About the first question I tried this path: $h^2 = (a+bx+(f))^2 = a^2+2abx+b^2x^2 + (f) = (2ab-b^2)x+a^2-b^2 + (f)$
placing $\,\,b(2a-b)=0\,\,$ and $\,\,a^2-b^2=p$, but I couldn't get to the conclusion, any hint?
About the second question, I know that $$E[t] = \Bigl\{(a_0+b_0x+(f))+(a_1+b_1x+(f))t+...+(a_n+b_nx+(f))t^n \,\,|\;\;a_i+b_ix+(f)\in E, i\in\{0,...,n\}\Bigl\}$$
but I have no idea how to factorize $x^4-9$ there, any hint?
To continue on your idea for question 1: $b(2a-b)=0$ implies $b=0$, in which case $p=a^2$ is a perfect square. Otherwise $b=2a$ in which case $p=-3a^2$. Because $p$ is integer, $a$ has again to be integer.

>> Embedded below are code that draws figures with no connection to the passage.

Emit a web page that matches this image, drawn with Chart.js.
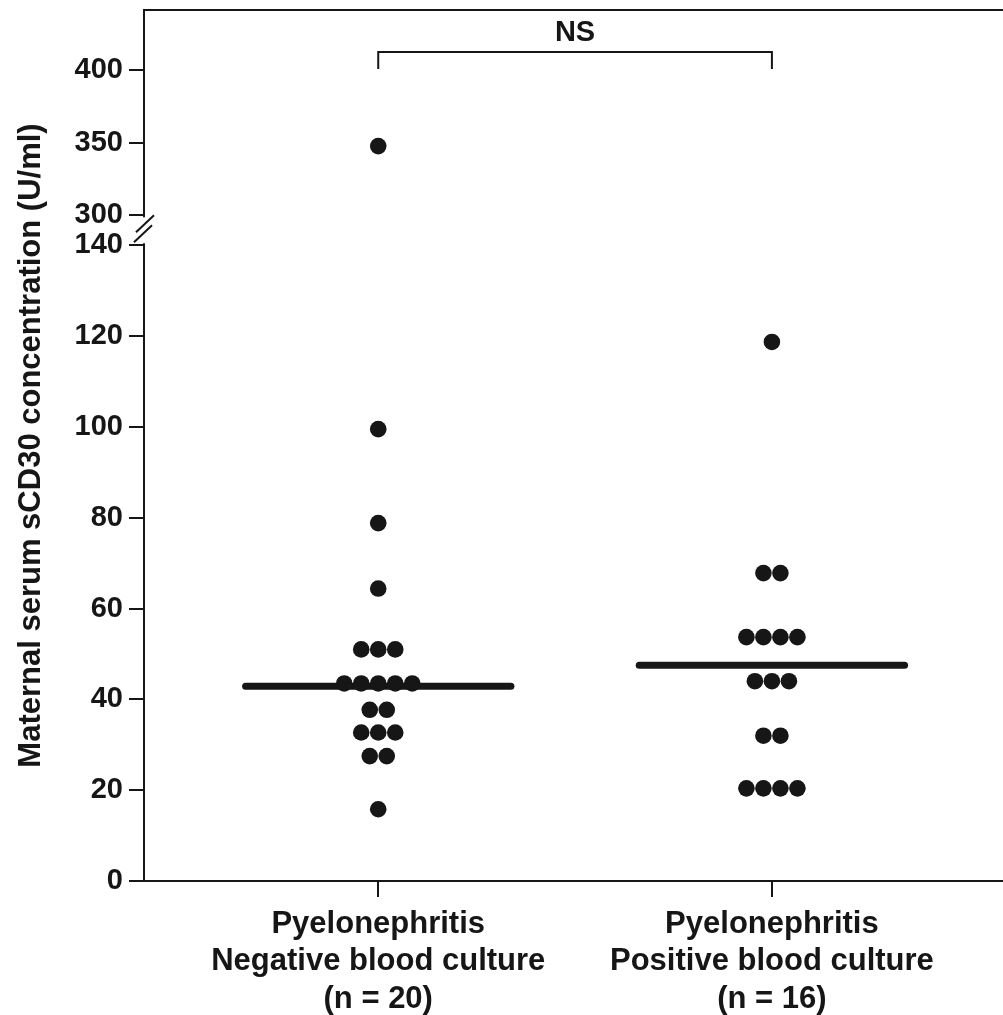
<!DOCTYPE html>
<html>
<head>
<meta charset="utf-8">
<script src="https://cdn.jsdelivr.net/npm/chart.js@4.4.1/dist/chart.umd.min.js"></script>
<style>
  html, body { margin: 0; padding: 0; background: #fff; overflow: hidden; }
  #wrap { width: 1003px; height: 1015px; position: relative; }
</style>
</head>
<body>
<div id="wrap"><canvas id="dotChart"></canvas></div>
<script>
// groups on the x axis
const groupLabels = [
  ["Pyelonephritis", "Negative blood culture", "(n = 20)"],
  ["Pyelonephritis", "Positive blood culture", "(n = 16)"],
];
// sCD30 (U/ml) per patient
const negativeValues = [347.6, 99.5, 78.8, 64.4, 51.0, 51.0, 51.0, 43.5, 43.5, 43.5, 43.5, 43.5,
  37.7, 37.7, 32.7, 32.7, 32.7, 27.5, 27.5, 15.8];
const positiveValues = [118.7, 67.8, 67.8, 53.7, 53.7, 53.7, 53.7, 44.0, 44.0, 44.0,
  32.0, 32.0, 20.4, 20.4, 20.4, 20.4];
const medianValues = [42.9, 47.5];
const yTickValues = [0, 20, 40, 60, 80, 100, 120, 140, 300, 350, 400];
const sigLabel = "NS";

const INK = "#161616";
const FONT = "'Liberation Sans', Arial, sans-serif";

// broken axis: 0-140 full scale, 300-400 squeezed above a small gap
const BREAK_LOW = 140;
const BREAK_HIGH = 300;
const BREAK_GAP = 6.6;
const UPPER_SCALE = 0.32;
function toAxis(v) {
  if (v <= BREAK_LOW) return v;
  return BREAK_LOW + BREAK_GAP + (v - BREAK_HIGH) * UPPER_SCALE;
}
function fromAxis(a) {
  if (a <= BREAK_LOW + 0.01) return a;
  return BREAK_HIGH + (a - BREAK_LOW - BREAK_GAP) / UPPER_SCALE;
}

// tied values sit side by side, centred on the group
const DOT_STEP = 0.0432;
function swarm(values, center) {
  const counts = {};
  values.forEach((v) => (counts[v] = (counts[v] || 0) + 1));
  const seen = {};
  return values.map((v) => {
    const n = counts[v];
    const i = seen[v] || 0;
    seen[v] = i + 1;
    return { x: center + (i - (n - 1) / 2) * DOT_STEP, y: toAxis(v) };
  });
}

const MEDIAN_HALF = 0.337;
function medianLine(i) {
  const c = i + 1;
  return [
    { x: c - MEDIAN_HALF, y: toAxis(medianValues[i]) },
    { x: c + MEDIAN_HALF, y: toAxis(medianValues[i]) },
  ];
}

// top frame, axis break marks and the NS bracket
const extrasPlugin = {
  id: "extras",
  afterDraw(chart) {
    const ctx = chart.ctx;
    const { left, right, top } = chart.chartArea;
    const xs = chart.scales.x;
    const ys = chart.scales.y;
    ctx.save();
    ctx.strokeStyle = INK;
    ctx.lineWidth = 2;

    ctx.beginPath();
    ctx.moveTo(left, top);
    ctx.lineTo(right, top);
    ctx.stroke();

    const yHi = ys.getPixelForValue(toAxis(BREAK_HIGH));
    const yLo = ys.getPixelForValue(toAxis(BREAK_LOW));
    ctx.fillStyle = "#fff";
    ctx.fillRect(left - 3, yHi + 2, 6, yLo - yHi - 4);
    ctx.beginPath();
    ctx.moveTo(left - 8, yHi + 17);
    ctx.lineTo(left + 10, yHi + 0);
    ctx.moveTo(left - 10, yHi + 27);
    ctx.lineTo(left + 8, yHi + 10);
    ctx.stroke();

    const x1 = xs.getPixelForValue(1);
    const x2 = xs.getPixelForValue(2);
    const legBottom = ys.getPixelForValue(toAxis(400)) - 1;
    const barY = legBottom - 17;
    ctx.beginPath();
    ctx.moveTo(x1, legBottom);
    ctx.lineTo(x1, barY);
    ctx.lineTo(x2, barY);
    ctx.lineTo(x2, legBottom);
    ctx.stroke();

    ctx.fillStyle = INK;
    ctx.font = "bold 29px " + FONT;
    ctx.textAlign = "center";
    ctx.textBaseline = "middle";
    ctx.fillText(sigLabel, (x1 + x2) / 2, barY - 19);
    ctx.restore();
  },
};

const dotStyle = {
  pointRadius: 8.3,
  pointHoverRadius: 8.3,
  pointBackgroundColor: INK,
  pointBorderWidth: 0,
  showLine: false,
  order: 0,
};
const medianStyle = {
  showLine: true,
  borderColor: INK,
  borderWidth: 7,
  borderCapStyle: "round",
  pointRadius: 0,
  order: 1,
};

new Chart(document.getElementById("dotChart"), {
  type: "scatter",
  data: {
    datasets: [
      { label: "Negative", data: swarm(negativeValues, 1), ...dotStyle },
      { label: "Positive", data: swarm(positiveValues, 2), ...dotStyle },
      { label: "Median negative", data: medianLine(0), ...medianStyle },
      { label: "Median positive", data: medianLine(1), ...medianStyle },
    ],
  },
  options: {
    responsive: true,
    maintainAspectRatio: false,
    animation: false,
    layout: { autoPadding: false, padding: { top: 10, left: 0, right: 0, bottom: 0 } },
    plugins: {
      legend: { display: false },
      tooltip: { enabled: false },
    },
    scales: {
      x: {
        type: "linear",
        min: 0.405,
        max: 2.587,
        afterBuildTicks: (s) => {
          s.ticks = groupLabels.map((_, i) => ({ value: i + 1 }));
        },
        afterFit: (s) => {
          s.height = 134;
          s.paddingLeft = 0;
          s.paddingRight = 0;
        },
        ticks: {
          autoSkip: false,
          maxRotation: 0,
          padding: 9,
          color: INK,
          font: { family: FONT, size: 31, weight: "bold", lineHeight: 1.2 },
          callback: (v, i) => groupLabels[i],
        },
        grid: { drawOnChartArea: false, tickLength: 16, color: INK, lineWidth: 2 },
        border: { color: INK, width: 2 },
      },
      y: {
        type: "linear",
        min: 0,
        max: 191.8,
        afterBuildTicks: (s) => {
          s.ticks = yTickValues.map((v) => ({ value: toAxis(v) }));
        },
        afterFit: (s) => {
          s.width = 144;
          s.paddingTop = 0;
          s.paddingBottom = 0;
        },
        ticks: {
          autoSkip: false,
          padding: 6,
          color: INK,
          font: { family: FONT, size: 29, weight: "bold" },
          callback: (v) => Math.round(fromAxis(v)),
        },
        grid: { drawOnChartArea: false, tickLength: 15, color: INK, lineWidth: 2 },
        border: { color: INK, width: 2 },
        title: {
          display: true,
          text: "Maternal serum sCD30 concentration (U/ml)",
          color: INK,
          font: { family: FONT, size: 31, weight: "bold" },
          padding: { top: 13, bottom: 0 },
        },
      },
    },
  },
  plugins: [extrasPlugin],
});
</script>
</body>
</html>
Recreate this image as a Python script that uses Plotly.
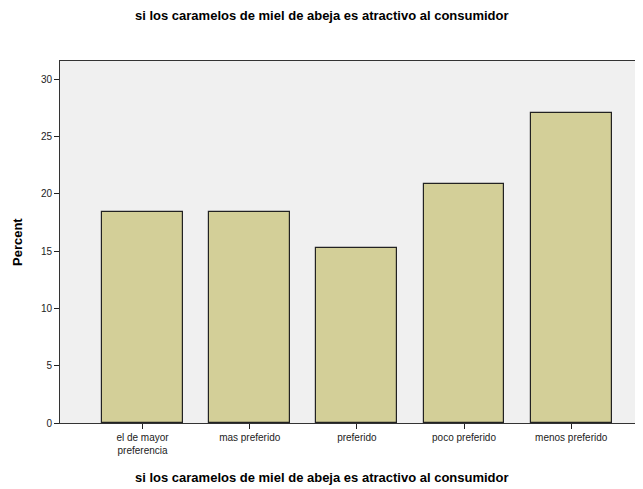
import plotly.graph_objects as go

# Frequencies
categorias = ["el de mayor<br>preferencia", "mas preferido", "preferido",
              "poco preferido", "menos preferido"]
porcentajes = [18.4, 18.4, 15.3, 20.9, 27.1]
y_ticks = [0, 5, 10, 15, 20, 25, 30]

titulo = "si los caramelos de miel de abeja es atractivo al consumidor"

# the page body adds an 8px margin, so the figure is drawn smaller
fig = go.Figure(
    go.Bar(x=list(range(len(categorias))),
           y=porcentajes,
           width=0.755,
           marker_color="#d3cf98",
           marker_line_color="#222222",
           marker_line_width=1.2,
           showlegend=False))

fig.update_layout(width=635, height=481,
                  margin=dict(t=53, b=66, l=52, r=0),
                  paper_bgcolor="white",
                  plot_bgcolor="#f0f0f0",
                  font=dict(family="Liberation Sans, Arial", size=10, color="#222222"),
                  bargap=0)

fig.update_xaxes(range=[-0.77, 4.67],
                 tickvals=list(range(len(categorias))),
                 ticktext=categorias,
                 ticks="outside", ticklen=5, tickwidth=1, tickcolor="#222222",
                 showline=True, linecolor="#333333", linewidth=1, mirror=True,
                 showgrid=False, zeroline=False, tickfont_size=10)
fig.update_yaxes(range=[0, 31.6],
                 tickvals=y_ticks,
                 ticks="outside", ticklen=5, tickwidth=1, tickcolor="#222222",
                 showline=True, linecolor="#333333", linewidth=1,
                 showgrid=False, zeroline=False, tickfont_size=10)

fig.add_annotation(text="<b>" + titulo + "</b>", xref="paper", yref="paper",
                   x=(322 - 60) / 583, y=(423 - 15) / 362, showarrow=False,
                   xanchor="center", yanchor="middle",
                   font=dict(size=13, color="black"))
fig.add_annotation(text="<b>" + titulo + "</b>", xref="paper", yref="paper",
                   x=(322 - 60) / 583, y=(423 - 477) / 362, showarrow=False,
                   xanchor="center", yanchor="middle",
                   font=dict(size=13, color="black"))
fig.add_annotation(text="<b>Percent</b>", xref="paper", yref="paper",
                   x=(17 - 60) / 583, y=(423 - 242) / 362, showarrow=False,
                   xanchor="center", yanchor="middle",
                   textangle=-90, font=dict(size=13, color="black"))

fig.write_html("out.html")
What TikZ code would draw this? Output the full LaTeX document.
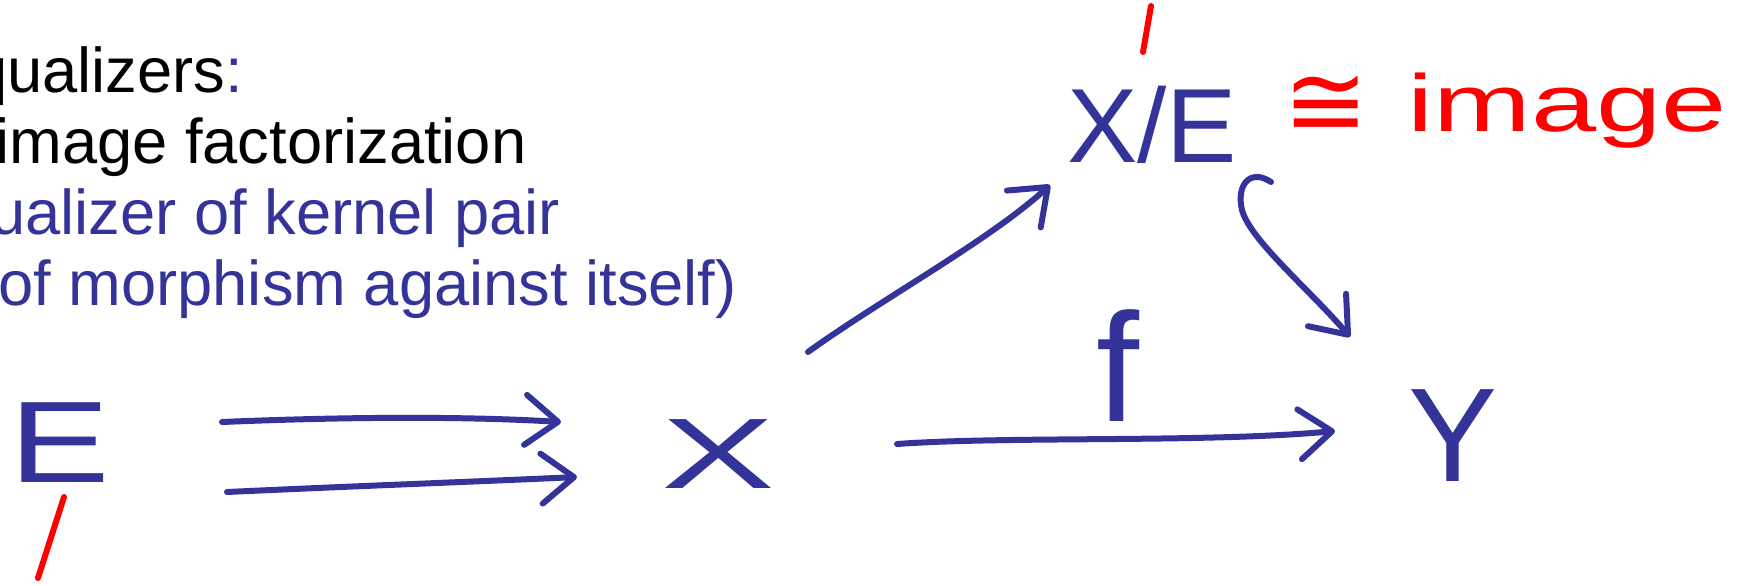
\documentclass[tikz,border=0pt]{standalone}
\usepackage{fontspec}
\setmainfont{Liberation Sans}
\newfontfamily\isofont{DejaVu Sans}
\usepackage{graphicx}
\usepackage{tikz}
\usetikzlibrary{arrows.meta, positioning}
\usepackage{xcolor}
\definecolor{inkblue}{RGB}{51,51,153}
\definecolor{inkred}{RGB}{255,0,0}

\tikzset{
    ink/.style={inkblue, line width=1.2mm, line cap=round, line join=round},
    inkarrow/.style={ink, -{Straight Barb[length=6.5mm, width=10mm, round]}},
    redtick/.style={inkred, line width=1.2mm, line cap=round},
    slide/.style={anchor=base west, inner sep=0pt, font=\fontsize{36}{43}\selectfont},
    hand/.style={inkblue, inner sep=0pt}
}

\begin{document}
\begin{tikzpicture}[x=0.2mm, y=-0.2mm]
        % Cadre
        \useasboundingbox (0,0) rectangle (1746,585);
        \clip (0,0) rectangle (1746,585);

        % --- Texte de la diapositive (coupé à gauche) ---
        \node[slide] (ln1) at (-28,92) {qualizers\textcolor{inkblue}{:}};
        \node[slide] (ln2) at (-5,163) {image factorization};
        \node[slide, inkblue] (ln3) at (-10,234) {ualizer of kernel pair};
        \node[slide, inkblue] (ln4) at (-23,305) {(of morphism against itself)};

        % --- Objets écrits à la main ---
        \node[hand, font=\fontsize{66}{66}\selectfont] (E) at (60,443) {\scalebox{1.3}[1]{E}};
        \node[hand, font=\fontsize{57}{57}\selectfont] (X) at (718,454) {\scalebox{1.7}[1]{X}};
        \node[hand, font=\fontsize{60}{60}\selectfont] (XE) at (1152,125) {X/E};
        \node[hand, font=\fontsize{76}{76}\selectfont] (Y) at (1453,436) {Y};

        % --- Annotation rouge ---
        \node[inkred, inner sep=0pt, font=\isofont\fontsize{58}{58}\selectfont] (iso) at (1326,106) {≅};
        \node[inkred, inner sep=0pt, anchor=base west, font=\fontsize{46}{46}\selectfont] (img) at (1407,131) {\scalebox{1.45}[1]{image}};
        \draw[redtick] ([shift={(4,54)}]E.center) -- ++(-26,81);
        \draw[redtick] ([shift={(-1,-119)}]XE.center) -- ++(-8,46);

        % --- Paire parallèle E => X ---
        \draw[inkarrow] ([shift={(162,-21)}]E.center) .. controls +(120,-5) and +(-100,-6) .. ([shift={(-157,-32)}]X.center);
        \draw[inkarrow] ([shift={(167,49)}]E.center) .. controls +(130,-6) and +(-110,5) .. ([shift={(-141,23)}]X.center);

        % --- Factorisation par X/E ---
        \draw[inkarrow] ([shift={(90,-102)}]X.center) .. controls +(72,-52) and +(-60,55) .. ([shift={(-102,60)}]XE.center);
        \draw[inkarrow] ([shift={(119,57)}]XE.center) .. controls +(-21,-14) and +(-6,-25) .. ([shift={(90,85)}]XE.center)
            .. controls +(8,30) and +(-40,-47) .. ([shift={(-103,-99)}]Y.center);

        % --- Morphisme f ---
        \draw[inkarrow] ([shift={(179,-10)}]X.center) .. controls +(110,-8) and +(-130,12) .. ([shift={(-118,-5)}]Y.center)
            node[hand, pos=0.52, above=2.8mm, font=\fontsize{88}{88}\selectfont] (f) {f};
    \end{tikzpicture}
\end{document}
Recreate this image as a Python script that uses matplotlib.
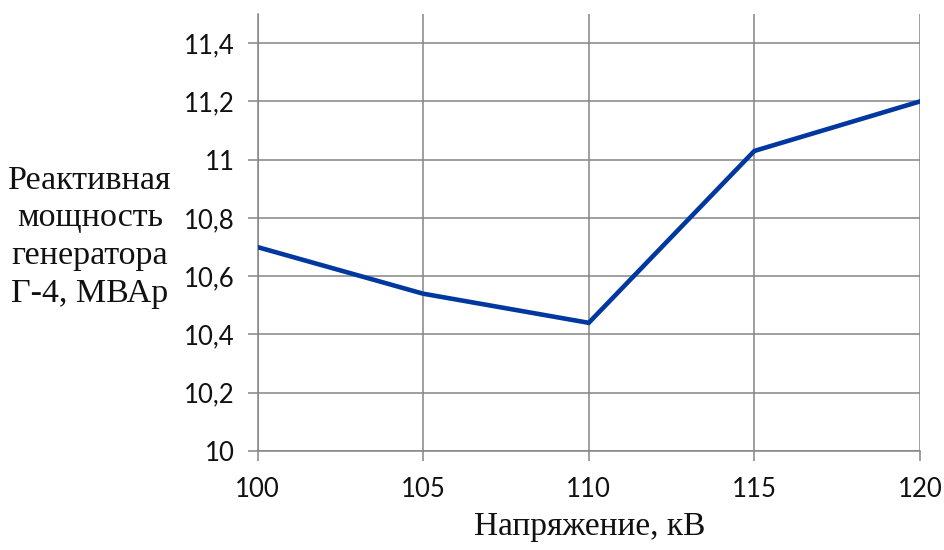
import matplotlib
matplotlib.use("Agg")
import matplotlib.pyplot as plt

# Generator G-4 reactive power versus bus voltage
voltage_kv = [100, 105, 110, 115, 120]
reactive_mvar = [10.70, 10.54, 10.44, 11.03, 11.20]
y_ticks = [10.0, 10.2, 10.4, 10.6, 10.8, 11.0, 11.2, 11.4]
y_tick_labels = ["10", "10,2", "10,4", "10,6", "10,8", "11", "11,2", "11,4"]
x_ticks = [100, 105, 110, 115, 120]
x_tick_labels = ["100", "105", "110", "115", "120"]

grid_color = "#858585"
line_color = "#0038A0"

fig = plt.figure(figsize=(9.45, 5.5), dpi=100)
ax = fig.add_axes([0.2725, 0.18, 0.701, 0.7945])

ax.plot(voltage_kv, reactive_mvar, color=line_color, linewidth=3.3,
        solid_joinstyle="miter", zorder=3)

ax.set_xlim(100, 120)
ax.set_ylim(10.0, 11.5)
ax.set_xticks(x_ticks)
ax.set_xticklabels(x_tick_labels)
ax.set_yticks(y_ticks)
ax.set_yticklabels(y_tick_labels)

ax.grid(True, color=grid_color, linewidth=1.1)
ax.set_axisbelow(True)
for side in ("top", "right"):
    ax.spines[side].set_visible(False)
for side in ("left", "bottom"):
    ax.spines[side].set_color(grid_color)
    ax.spines[side].set_linewidth(1.1)

tick_font = ["Lato", "DejaVu Sans"]
ax.tick_params(axis="both", direction="out", length=7.5, width=1.1,
               color=grid_color, labelcolor="#111111", labelsize=18.5)
ax.tick_params(axis="x", pad=11)
ax.tick_params(axis="y", pad=9)
for lbl in ax.get_xticklabels() + ax.get_yticklabels():
    lbl.set_family(tick_font)

serif = ["Liberation Serif", "DejaVu Serif"]
fig.text(590 / 945, 1 - 527 / 550, "Напряжение, кВ", ha="center", va="center",
         fontsize=24, family=serif, color="#111111")
fig.text(90 / 945, 1 - 237 / 550, "Реактивная\nмощность\nгенератора\nГ-4, МВАр",
         ha="center", va="center", multialignment="center",
         fontsize=24.5, family=serif, color="#111111", linespacing=1.3)

fig.savefig("out.png", dpi=100)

For question 2 you can start factorizing in $\mathbb Q[x]$: $$x^4-9=(x^2-3)(x^2+3)$$
Now we know from question 1 that $3$ does not have a square root in $E$, and that $-3$ has. So there exists $\alpha\in E$ s.t. $x^2+3=(x-\alpha)(x+\alpha)$, while $x^2-3$ has to be irreducible. Thus the decomposition is:
$$x^4-9=(x^2-3)(x-\alpha)(x+\alpha)$$
If you let $\beta=x+(f)$ you get from the detail of question 1 that $\alpha=1+2\beta$.